This is my space of freedom.... my own private island, if you will.... you either like it or you don't....

Saturday 25 June 2011

Imagine if you could build and design your own perfect partner.........

A couple of nights ago, a friend and I were bbm’ing each other and having one of our random conversations that we have on a constant basis. (Normally humorous topics or a catch-up session.) I was talking to him about the disappointment I constantly endure when it comes to men and he was obviously giving me support and his opinion, mixed in there somewhere.

Anyway, he happened to mention that it would be incredible if we could choose and/or design our own mates, not to mention the absolute perfection of that idea, but it sounds so easy and so to-the point.

I sat for a couple of minutes trying to imagine what type of male (I’m talking about looks now, that’s the first department to consider) I would choose. I told him that I would probably choose a Rob Zombie lookalike, BUT he had to be incredibly soft and sweet, which might backfire because those two things don’t seem to go together naturally. Like chalk and cheese. SYSTEM FAILURE (with red lights and sirens going).

He, with a life-long obsession for a skater boy pop star, said he would choose her and if I can remember correctly, he would make sure she could actually sing properly.

After this conversation, it got my mind thinking. Would I really want a male that looked like a biker and probably hasn’t shaved his facial hair since his band started, ten years ago? Probably not. I love his figure and his tattoos (two full sleeves), I’m not really sure what his face actually looks like.

So, the first choice would be Rob Zombie’s figure and his tattoos.

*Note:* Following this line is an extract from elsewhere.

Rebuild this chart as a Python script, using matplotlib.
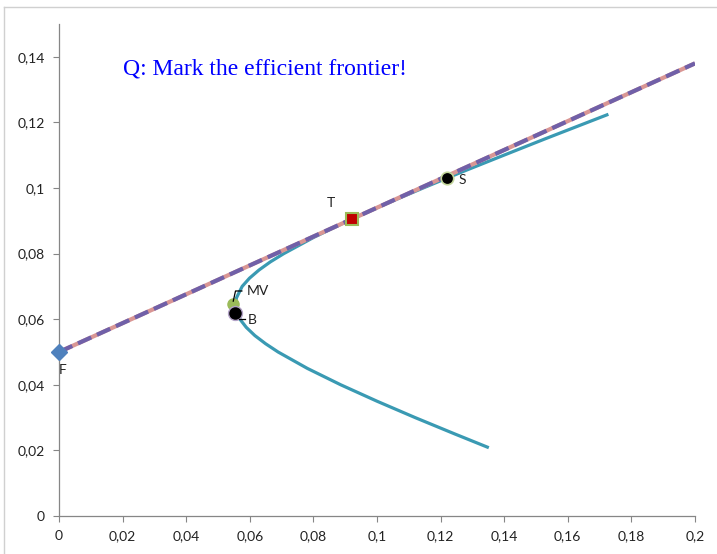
import matplotlib
matplotlib.use("Agg")
import matplotlib.pyplot as plt
from matplotlib.ticker import FuncFormatter
from matplotlib.lines import Line2D

# Frontier (std dev, return)
front_sd = [0.1347, 0.1245, 0.1120, 0.1000, 0.0886, 0.0781, 0.0689, 0.0650,
            0.0616, 0.0589, 0.0569, 0.0558, 0.0555, 0.0558, 0.0576, 0.0599,
            0.0629, 0.0665, 0.0707, 0.0802, 0.0909, 0.1024, 0.1145, 0.1270,
            0.1399, 0.1529, 0.1723]
front_mu = [0.021, 0.025, 0.030, 0.035, 0.040, 0.045, 0.050, 0.0525,
            0.055, 0.0575, 0.060, 0.0625, 0.0645, 0.0665, 0.070, 0.0725,
            0.075, 0.0775, 0.080, 0.085, 0.090, 0.095, 0.100, 0.105,
            0.110, 0.115, 0.1223]

# Capital market line
cml_sd = [0.0, 0.2]
cml_mu = [0.05, 0.138]

# Points
F = (0.0, 0.05)
T = (0.092, 0.0905)
S = (0.122, 0.103)
MV = (0.0547, 0.0646)
B = (0.0552, 0.0620)

xticks = [0, 0.02, 0.04, 0.06, 0.08, 0.1, 0.12, 0.14, 0.16, 0.18, 0.2]
yticks = [0, 0.02, 0.04, 0.06, 0.08, 0.1, 0.12, 0.14]

fig = plt.figure(figsize=(7.17, 5.54), dpi=100)
ax = fig.add_axes([59/717, 1-516/554, (695-59)/717, (516-24)/554])

ax.plot(front_sd, front_mu, color='#3a9ab3', lw=2.3, zorder=2,
        solid_joinstyle='round')
ax.plot(cml_sd, cml_mu, color='#d99694', lw=3, zorder=3, solid_capstyle='butt')
ax.plot(cml_sd, cml_mu, color='#7060a8', lw=3, ls=(0, (3.5, 1.5)), zorder=4)

ax.plot(*F, marker='D', ms=8, color='#4f81bd', zorder=5, clip_on=False)
ax.plot(*T, marker='s', ms=9, mfc='#c00000', mec='#9bbb59', mew=1.5, zorder=5)
ax.plot(*S, marker='o', ms=9, mfc='black', mec='#c3d69b', mew=1.2, zorder=5)
ax.plot(*MV, marker='o', ms=8, mfc='#9bbb59', mec='#9bbb59', zorder=5)
ax.plot(*B, marker='o', ms=10, mfc='black', mec='#b3a2c7', mew=1, zorder=6)

lab = dict(fontsize=10, family='Lato', color='#222222')
ax.text(0.0, 0.0445, 'F', ha='left', va='center', **lab)
ax.text(0.0855, 0.0955, 'T', ha='center', va='center', **lab)
ax.text(0.1255, 0.1025, 'S', ha='left', va='center', **lab)
ax.text(0.0590, 0.0686, 'MV', ha='left', va='center', **lab)
ax.text(0.0595, 0.0597, 'B', ha='left', va='center', **lab)
# leader lines
ax.add_line(Line2D([0.0548, 0.0555, 0.0575], [0.0655, 0.0686, 0.0686],
                   color='black', lw=0.9, zorder=7))
ax.add_line(Line2D([0.0565, 0.0585], [0.0600, 0.0600], color='black', lw=0.9, zorder=7))

ax.text(0.02, 0.1362, 'Q: Mark the efficient frontier!', color='#0000ff',
        fontsize=17, family='Liberation Serif', ha='left', va='center')

ax.set_xlim(0, 0.2)
ax.set_ylim(0, 0.15)
ax.set_xticks(xticks)
ax.set_yticks(yticks)
fmt = FuncFormatter(lambda v, p: ('%g' % round(v, 4)).replace('.', ','))
ax.xaxis.set_major_formatter(fmt)
ax.yaxis.set_major_formatter(fmt)
for s in ['top', 'right']:
    ax.spines[s].set_visible(False)
for s in ['left', 'bottom']:
    ax.spines[s].set_color('#868686')
    ax.spines[s].set_linewidth(0.9)
ax.tick_params(direction='out', length=4, color='#868686', labelsize=10,
               labelcolor='#222222', pad=6)
for t in ax.get_xticklabels() + ax.get_yticklabels():
    t.set_family('Lato')

# outer chart border
fig.add_artist(Line2D([3.5/717, 3.5/717], [0, 1-6.5/554], color='#d0d0d0', lw=1,
                      transform=fig.transFigure))
fig.add_artist(Line2D([3.5/717, 1], [1-6.5/554, 1-6.5/554], color='#d0d0d0', lw=1,
                      transform=fig.transFigure))

fig.savefig('out.png', dpi=100)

Hair colour, I’m not too phased about. I tend to like guys with dark hair, but every boyfriend I have had have all been blonde, strangely. So, let the hair be a random system shuffle.

Eye colour – must be blue or green, at least. I don’t really know what it’s like looking into brown eyes, so I’m going with what I know right now.

Height – He HAS to be taller than me or at least the same height. I could never see myself dating someone shorter than me, it would just feel too weird...

Now, to the interesting yet challenging part. The mind, personality and the overall impression.
(Let me just add that I will not be constructing a completely perfect partner, that in itself is too boring and I’d probably try to sell him on gumtree after a few days. I need a challenge, so if this opportunity did arise, I’d have to strategically think this out so that I wouldn’t have to go back to the drawing board.)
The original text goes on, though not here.